--- Start ---

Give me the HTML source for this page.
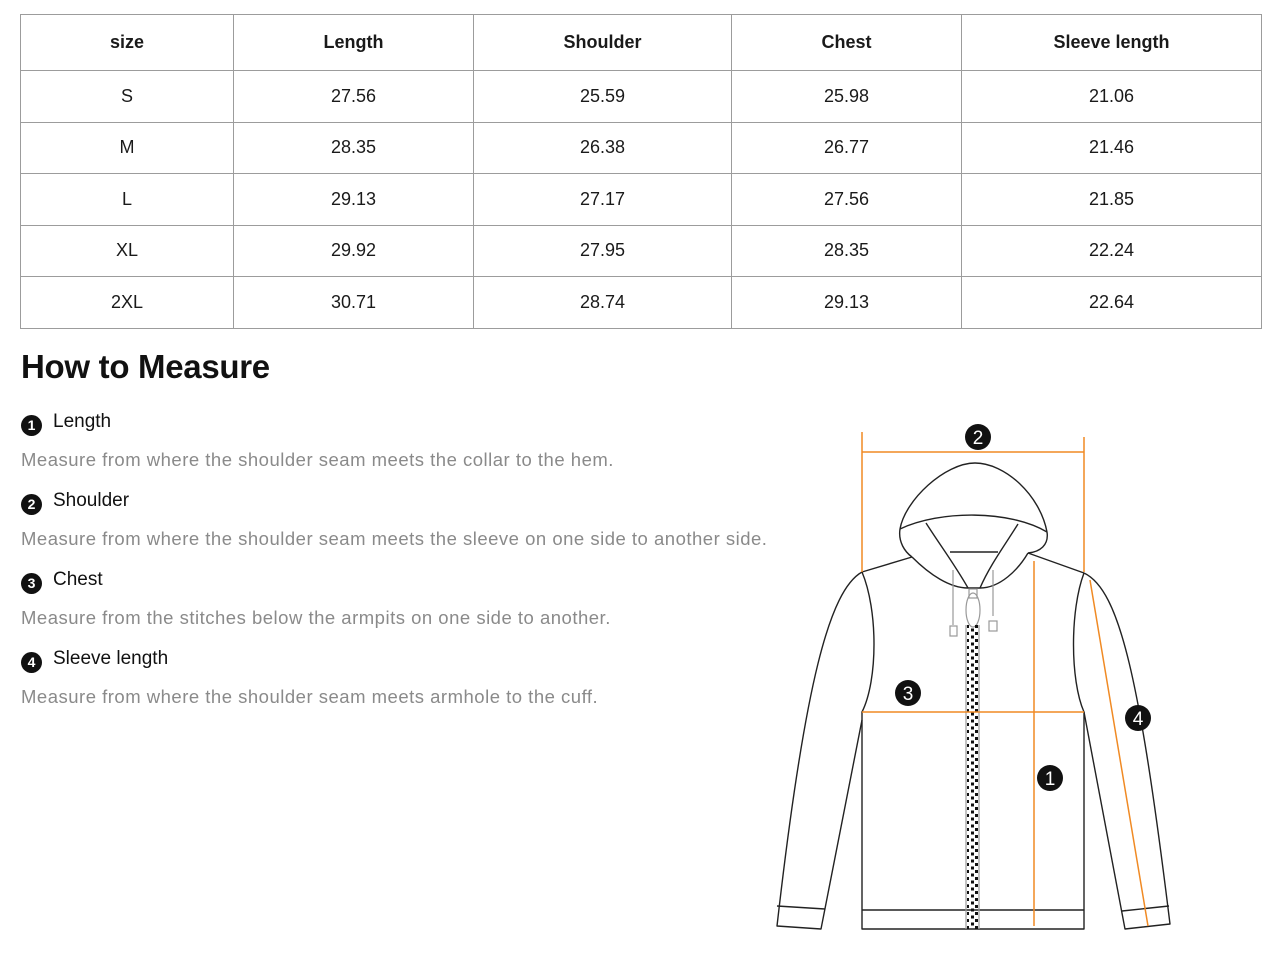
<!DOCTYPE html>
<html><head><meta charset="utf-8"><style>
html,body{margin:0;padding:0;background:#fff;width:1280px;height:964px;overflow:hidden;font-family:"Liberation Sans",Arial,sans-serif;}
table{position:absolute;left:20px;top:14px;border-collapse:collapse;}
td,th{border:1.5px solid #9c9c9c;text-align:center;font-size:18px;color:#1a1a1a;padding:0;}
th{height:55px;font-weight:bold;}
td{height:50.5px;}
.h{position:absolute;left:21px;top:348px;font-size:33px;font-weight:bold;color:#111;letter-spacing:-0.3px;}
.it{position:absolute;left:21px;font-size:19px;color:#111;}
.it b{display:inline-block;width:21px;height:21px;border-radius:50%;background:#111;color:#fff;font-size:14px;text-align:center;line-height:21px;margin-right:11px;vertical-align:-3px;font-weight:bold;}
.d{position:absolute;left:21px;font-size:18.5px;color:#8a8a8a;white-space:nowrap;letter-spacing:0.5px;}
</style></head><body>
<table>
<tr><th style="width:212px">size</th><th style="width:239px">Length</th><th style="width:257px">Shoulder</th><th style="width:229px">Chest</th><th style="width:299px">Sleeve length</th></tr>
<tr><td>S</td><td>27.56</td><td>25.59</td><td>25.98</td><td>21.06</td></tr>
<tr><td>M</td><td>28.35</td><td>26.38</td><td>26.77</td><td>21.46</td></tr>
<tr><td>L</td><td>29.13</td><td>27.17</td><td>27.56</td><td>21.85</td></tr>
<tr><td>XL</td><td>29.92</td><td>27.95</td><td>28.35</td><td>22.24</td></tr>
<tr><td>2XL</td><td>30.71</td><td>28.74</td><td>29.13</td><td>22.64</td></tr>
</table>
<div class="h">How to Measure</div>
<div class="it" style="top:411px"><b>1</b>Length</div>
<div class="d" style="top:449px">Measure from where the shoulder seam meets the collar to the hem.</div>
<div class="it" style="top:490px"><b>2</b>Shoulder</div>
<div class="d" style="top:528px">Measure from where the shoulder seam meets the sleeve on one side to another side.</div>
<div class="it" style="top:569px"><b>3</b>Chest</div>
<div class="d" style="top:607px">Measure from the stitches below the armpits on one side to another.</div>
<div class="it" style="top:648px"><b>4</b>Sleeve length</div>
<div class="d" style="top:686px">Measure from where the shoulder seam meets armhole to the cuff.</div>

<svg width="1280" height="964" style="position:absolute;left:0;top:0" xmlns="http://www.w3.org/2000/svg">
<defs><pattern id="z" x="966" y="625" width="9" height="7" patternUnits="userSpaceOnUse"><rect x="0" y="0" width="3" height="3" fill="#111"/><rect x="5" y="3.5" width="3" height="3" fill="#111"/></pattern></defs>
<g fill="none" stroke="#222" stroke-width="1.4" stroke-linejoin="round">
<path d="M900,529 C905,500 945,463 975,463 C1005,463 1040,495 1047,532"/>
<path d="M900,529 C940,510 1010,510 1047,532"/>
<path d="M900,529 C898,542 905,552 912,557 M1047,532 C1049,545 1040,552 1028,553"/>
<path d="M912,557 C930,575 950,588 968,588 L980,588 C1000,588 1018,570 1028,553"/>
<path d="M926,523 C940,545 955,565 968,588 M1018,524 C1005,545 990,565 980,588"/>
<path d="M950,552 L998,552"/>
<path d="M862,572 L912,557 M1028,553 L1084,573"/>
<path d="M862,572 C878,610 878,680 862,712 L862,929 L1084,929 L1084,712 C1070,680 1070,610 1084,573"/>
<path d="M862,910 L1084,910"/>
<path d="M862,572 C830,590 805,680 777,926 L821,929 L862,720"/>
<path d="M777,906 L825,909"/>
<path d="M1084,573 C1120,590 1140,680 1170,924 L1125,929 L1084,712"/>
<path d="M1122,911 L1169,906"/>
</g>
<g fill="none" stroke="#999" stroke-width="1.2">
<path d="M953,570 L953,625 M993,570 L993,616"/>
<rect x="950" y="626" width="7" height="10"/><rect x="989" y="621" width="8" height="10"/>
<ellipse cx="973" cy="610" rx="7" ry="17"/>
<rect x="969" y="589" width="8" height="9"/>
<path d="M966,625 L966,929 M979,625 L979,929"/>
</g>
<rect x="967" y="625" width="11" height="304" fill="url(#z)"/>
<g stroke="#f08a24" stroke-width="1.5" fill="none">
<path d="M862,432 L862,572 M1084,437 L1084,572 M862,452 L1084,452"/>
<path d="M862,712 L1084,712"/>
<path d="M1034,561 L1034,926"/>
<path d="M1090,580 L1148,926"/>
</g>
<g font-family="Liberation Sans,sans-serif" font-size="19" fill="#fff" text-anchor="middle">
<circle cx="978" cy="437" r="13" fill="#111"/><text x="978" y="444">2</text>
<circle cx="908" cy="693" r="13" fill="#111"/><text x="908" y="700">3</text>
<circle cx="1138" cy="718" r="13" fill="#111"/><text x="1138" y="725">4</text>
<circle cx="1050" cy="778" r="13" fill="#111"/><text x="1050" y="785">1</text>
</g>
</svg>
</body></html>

--- End ---

* Exercise details
Skip every picture and return the lines above from the top through the one that contains "to the cuff.</div>".

* Correct response
Give me the HTML source for this page.
<!DOCTYPE html>
<html><head><meta charset="utf-8"><style>
html,body{margin:0;padding:0;background:#fff;width:1280px;height:964px;overflow:hidden;font-family:"Liberation Sans",Arial,sans-serif;}
table{position:absolute;left:20px;top:14px;border-collapse:collapse;}
td,th{border:1.5px solid #9c9c9c;text-align:center;font-size:18px;color:#1a1a1a;padding:0;}
th{height:55px;font-weight:bold;}
td{height:50.5px;}
.h{position:absolute;left:21px;top:348px;font-size:33px;font-weight:bold;color:#111;letter-spacing:-0.3px;}
.it{position:absolute;left:21px;font-size:19px;color:#111;}
.it b{display:inline-block;width:21px;height:21px;border-radius:50%;background:#111;color:#fff;font-size:14px;text-align:center;line-height:21px;margin-right:11px;vertical-align:-3px;font-weight:bold;}
.d{position:absolute;left:21px;font-size:18.5px;color:#8a8a8a;white-space:nowrap;letter-spacing:0.5px;}
</style></head><body>
<table>
<tr><th style="width:212px">size</th><th style="width:239px">Length</th><th style="width:257px">Shoulder</th><th style="width:229px">Chest</th><th style="width:299px">Sleeve length</th></tr>
<tr><td>S</td><td>27.56</td><td>25.59</td><td>25.98</td><td>21.06</td></tr>
<tr><td>M</td><td>28.35</td><td>26.38</td><td>26.77</td><td>21.46</td></tr>
<tr><td>L</td><td>29.13</td><td>27.17</td><td>27.56</td><td>21.85</td></tr>
<tr><td>XL</td><td>29.92</td><td>27.95</td><td>28.35</td><td>22.24</td></tr>
<tr><td>2XL</td><td>30.71</td><td>28.74</td><td>29.13</td><td>22.64</td></tr>
</table>
<div class="h">How to Measure</div>
<div class="it" style="top:411px"><b>1</b>Length</div>
<div class="d" style="top:449px">Measure from where the shoulder seam meets the collar to the hem.</div>
<div class="it" style="top:490px"><b>2</b>Shoulder</div>
<div class="d" style="top:528px">Measure from where the shoulder seam meets the sleeve on one side to another side.</div>
<div class="it" style="top:569px"><b>3</b>Chest</div>
<div class="d" style="top:607px">Measure from the stitches below the armpits on one side to another.</div>
<div class="it" style="top:648px"><b>4</b>Sleeve length</div>
<div class="d" style="top:686px">Measure from where the shoulder seam meets armhole to the cuff.</div>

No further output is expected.